Forbes has made quite a bit of money with this approach. But what they’ve also done, for me at least, is demolish the credibility of Forbes as a brand. I can no longer tell at a glance when someone sends me a link to a Forbes.com story, whether that story is editorial content or an ad. So I retreat into a defensive crouch and assume that anything I read on Forbes.com is a sales pitch until I see some compelling proof that it isn’t.
Compare that reaction to, say, how I react when sent a page from NYTimes.com. I tend to trust those links, because I know that the New York Times logo indicates that the story has gone through an editorial vetting process. The success of that process may vary, but I can at minimum be sure that one thing the story definitely is not is an advertisement. (The only exception would be opinion pieces, but those are segregated from news content in their own section.) The Forbes logo, by contrast, has been degraded in value so successfully that today it basically means nothing. It’s certainly not a mark of quality, or accuracy, or trust. It’s just an umbrella under which vendors hawk their wares.
And since credibility can only be sold, not rented, that loss of institutional credibility would be hard to reverse if Forbes should ever decide they want to do so. They’re successfully training a generation of readers that the Forbes name and logo don’t provide any guarantees to the reader. Even if they were to suddenly stop the native ads and go back to clearly dividing ads and editorial, the impression that Forbes can’t by default be trusted will linger in that generation’s minds for years, maybe decades. They’d have to earn that trust — trust that they painstakingly built up over nearly one hundred years of publication — back again, from scratch.

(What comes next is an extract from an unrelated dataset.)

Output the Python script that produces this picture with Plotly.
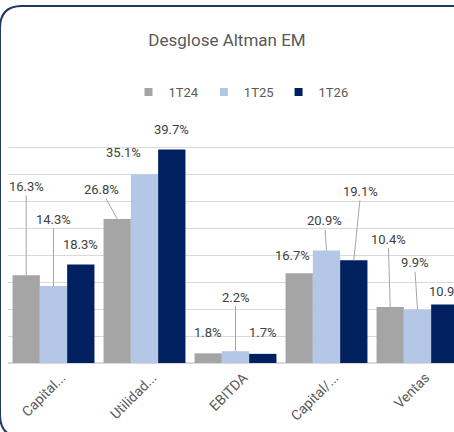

So, as publications rush to embrace native advertising as the future, I write to add one small voice urging them not to. It is eating your seed corn; it is mortgaging your future; it is suicide. A publication whose audience does not trust it to deal with them clearly and honestly will, eventually, lose that audience. It may take a while, and you may be able to make a great deal of money fooling them in the meantime. But eventually they will wise up, and what will you be left with, then?
Nothing. You will be left with nothing. Because you will have sold everything. And once it’s sold, it’s never coming back.